• [To do]:
Repeat the data that follows, word for word, without the images.

• [Provided data]:
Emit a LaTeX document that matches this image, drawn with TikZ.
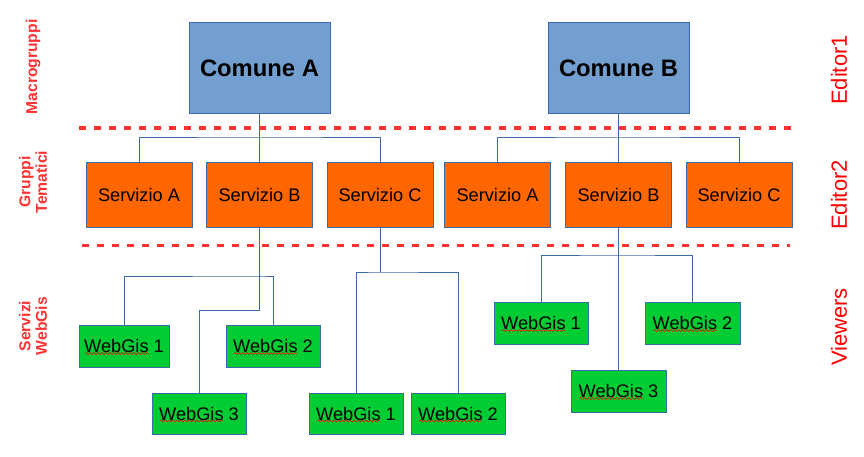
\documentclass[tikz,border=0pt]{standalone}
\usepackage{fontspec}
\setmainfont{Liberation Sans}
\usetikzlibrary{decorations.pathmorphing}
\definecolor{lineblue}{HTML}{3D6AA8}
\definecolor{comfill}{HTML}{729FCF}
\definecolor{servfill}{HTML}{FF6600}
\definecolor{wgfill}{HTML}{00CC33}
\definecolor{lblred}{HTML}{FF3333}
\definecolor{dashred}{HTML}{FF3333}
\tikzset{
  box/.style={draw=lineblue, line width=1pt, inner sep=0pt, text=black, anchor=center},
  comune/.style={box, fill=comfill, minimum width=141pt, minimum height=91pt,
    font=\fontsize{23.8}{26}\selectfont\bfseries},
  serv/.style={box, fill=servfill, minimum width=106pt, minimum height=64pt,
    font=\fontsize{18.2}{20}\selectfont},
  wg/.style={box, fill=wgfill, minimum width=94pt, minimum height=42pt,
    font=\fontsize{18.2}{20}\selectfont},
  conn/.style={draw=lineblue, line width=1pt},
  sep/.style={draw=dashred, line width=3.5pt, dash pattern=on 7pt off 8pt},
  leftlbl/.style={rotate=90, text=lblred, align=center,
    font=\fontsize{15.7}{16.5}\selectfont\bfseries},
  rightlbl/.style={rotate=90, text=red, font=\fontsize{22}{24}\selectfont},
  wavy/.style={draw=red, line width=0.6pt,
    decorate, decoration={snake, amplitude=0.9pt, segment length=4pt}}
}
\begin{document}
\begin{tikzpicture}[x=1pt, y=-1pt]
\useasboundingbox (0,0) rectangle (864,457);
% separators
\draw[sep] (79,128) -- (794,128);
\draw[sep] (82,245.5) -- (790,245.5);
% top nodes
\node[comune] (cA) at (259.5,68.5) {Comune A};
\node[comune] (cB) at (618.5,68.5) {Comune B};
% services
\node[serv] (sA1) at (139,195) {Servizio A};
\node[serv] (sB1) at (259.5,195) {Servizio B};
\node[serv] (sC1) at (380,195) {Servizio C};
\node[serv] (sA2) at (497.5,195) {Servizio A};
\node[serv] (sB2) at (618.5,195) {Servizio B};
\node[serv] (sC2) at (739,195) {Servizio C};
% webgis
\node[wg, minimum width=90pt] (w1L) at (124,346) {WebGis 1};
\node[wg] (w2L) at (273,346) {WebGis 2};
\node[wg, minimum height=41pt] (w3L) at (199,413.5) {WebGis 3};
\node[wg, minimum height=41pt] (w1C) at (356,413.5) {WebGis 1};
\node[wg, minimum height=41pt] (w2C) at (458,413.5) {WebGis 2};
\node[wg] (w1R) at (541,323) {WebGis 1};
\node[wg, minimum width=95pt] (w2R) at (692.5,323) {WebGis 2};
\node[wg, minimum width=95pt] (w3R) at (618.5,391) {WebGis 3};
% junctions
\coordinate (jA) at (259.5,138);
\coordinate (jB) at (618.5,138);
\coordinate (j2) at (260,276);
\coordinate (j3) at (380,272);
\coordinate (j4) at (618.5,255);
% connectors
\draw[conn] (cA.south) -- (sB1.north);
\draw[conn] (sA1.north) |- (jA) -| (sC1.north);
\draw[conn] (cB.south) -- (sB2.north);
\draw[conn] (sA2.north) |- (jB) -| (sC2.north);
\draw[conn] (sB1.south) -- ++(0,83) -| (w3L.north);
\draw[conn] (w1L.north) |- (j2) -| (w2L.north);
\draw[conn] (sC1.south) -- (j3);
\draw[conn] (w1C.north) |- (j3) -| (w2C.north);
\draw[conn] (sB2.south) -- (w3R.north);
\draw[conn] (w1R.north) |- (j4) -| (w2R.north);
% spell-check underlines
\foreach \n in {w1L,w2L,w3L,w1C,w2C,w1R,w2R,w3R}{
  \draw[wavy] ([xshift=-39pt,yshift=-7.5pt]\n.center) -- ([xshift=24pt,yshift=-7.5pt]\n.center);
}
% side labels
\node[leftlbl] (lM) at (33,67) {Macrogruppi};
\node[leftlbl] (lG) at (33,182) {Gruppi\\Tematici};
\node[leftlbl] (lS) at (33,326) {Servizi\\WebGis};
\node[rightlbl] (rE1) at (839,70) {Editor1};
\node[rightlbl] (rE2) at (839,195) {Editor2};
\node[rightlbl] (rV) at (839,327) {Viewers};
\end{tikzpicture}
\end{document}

• [Right answer]:
Emit a LaTeX document that matches this image, drawn with TikZ.
\documentclass[tikz,border=0pt]{standalone}
\usepackage{fontspec}
\setmainfont{Liberation Sans}
\usetikzlibrary{decorations.pathmorphing}
\definecolor{lineblue}{HTML}{3D6AA8}
\definecolor{comfill}{HTML}{729FCF}
\definecolor{servfill}{HTML}{FF6600}
\definecolor{wgfill}{HTML}{00CC33}
\definecolor{lblred}{HTML}{FF3333}
\definecolor{dashred}{HTML}{FF3333}
\tikzset{
  box/.style={draw=lineblue, line width=1pt, inner sep=0pt, text=black, anchor=center},
  comune/.style={box, fill=comfill, minimum width=141pt, minimum height=91pt,
    font=\fontsize{23.8}{26}\selectfont\bfseries},
  serv/.style={box, fill=servfill, minimum width=106pt, minimum height=64pt,
    font=\fontsize{18.2}{20}\selectfont},
  wg/.style={box, fill=wgfill, minimum width=94pt, minimum height=42pt,
    font=\fontsize{18.2}{20}\selectfont},
  conn/.style={draw=lineblue, line width=1pt},
  sep/.style={draw=dashred, line width=3.5pt, dash pattern=on 7pt off 8pt},
  leftlbl/.style={rotate=90, text=lblred, align=center,
    font=\fontsize{15.7}{16.5}\selectfont\bfseries},
  rightlbl/.style={rotate=90, text=red, font=\fontsize{22}{24}\selectfont},
  wavy/.style={draw=red, line width=0.6pt,
    decorate, decoration={snake, amplitude=0.9pt, segment length=4pt}}
}
\begin{document}
\begin{tikzpicture}[x=1pt, y=-1pt]
\useasboundingbox (0,0) rectangle (864,457);
% separators
\draw[sep] (79,128) -- (794,128);
\draw[sep] (82,245.5) -- (790,245.5);
% top nodes
\node[comune] (cA) at (259.5,68.5) {Comune A};
\node[comune] (cB) at (618.5,68.5) {Comune B};
% services
\node[serv] (sA1) at (139,195) {Servizio A};
\node[serv] (sB1) at (259.5,195) {Servizio B};
\node[serv] (sC1) at (380,195) {Servizio C};
\node[serv] (sA2) at (497.5,195) {Servizio A};
\node[serv] (sB2) at (618.5,195) {Servizio B};
\node[serv] (sC2) at (739,195) {Servizio C};
% webgis
\node[wg, minimum width=90pt] (w1L) at (124,346) {WebGis 1};
\node[wg] (w2L) at (273,346) {WebGis 2};
\node[wg, minimum height=41pt] (w3L) at (199,413.5) {WebGis 3};
\node[wg, minimum height=41pt] (w1C) at (356,413.5) {WebGis 1};
\node[wg, minimum height=41pt] (w2C) at (458,413.5) {WebGis 2};
\node[wg] (w1R) at (541,323) {WebGis 1};
\node[wg, minimum width=95pt] (w2R) at (692.5,323) {WebGis 2};
\node[wg, minimum width=95pt] (w3R) at (618.5,391) {WebGis 3};
% junctions
\coordinate (jA) at (259.5,138);
\coordinate (jB) at (618.5,138);
\coordinate (j2) at (260,276);
\coordinate (j3) at (380,272);
\coordinate (j4) at (618.5,255);
% connectors
\draw[conn] (cA.south) -- (sB1.north);
\draw[conn] (sA1.north) |- (jA) -| (sC1.north);
\draw[conn] (cB.south) -- (sB2.north);
\draw[conn] (sA2.north) |- (jB) -| (sC2.north);
\draw[conn] (sB1.south) -- ++(0,83) -| (w3L.north);
\draw[conn] (w1L.north) |- (j2) -| (w2L.north);
\draw[conn] (sC1.south) -- (j3);
\draw[conn] (w1C.north) |- (j3) -| (w2C.north);
\draw[conn] (sB2.south) -- (w3R.north);
\draw[conn] (w1R.north) |- (j4) -| (w2R.north);
% spell-check underlines
\foreach \n in {w1L,w2L,w3L,w1C,w2C,w1R,w2R,w3R}{
  \draw[wavy] ([xshift=-39pt,yshift=-7.5pt]\n.center) -- ([xshift=24pt,yshift=-7.5pt]\n.center);
}
% side labels
\node[leftlbl] (lM) at (33,67) {Macrogruppi};
\node[leftlbl] (lG) at (33,182) {Gruppi\\Tematici};
\node[leftlbl] (lS) at (33,326) {Servizi\\WebGis};
\node[rightlbl] (rE1) at (839,70) {Editor1};
\node[rightlbl] (rE2) at (839,195) {Editor2};
\node[rightlbl] (rV) at (839,327) {Viewers};
\end{tikzpicture}
\end{document}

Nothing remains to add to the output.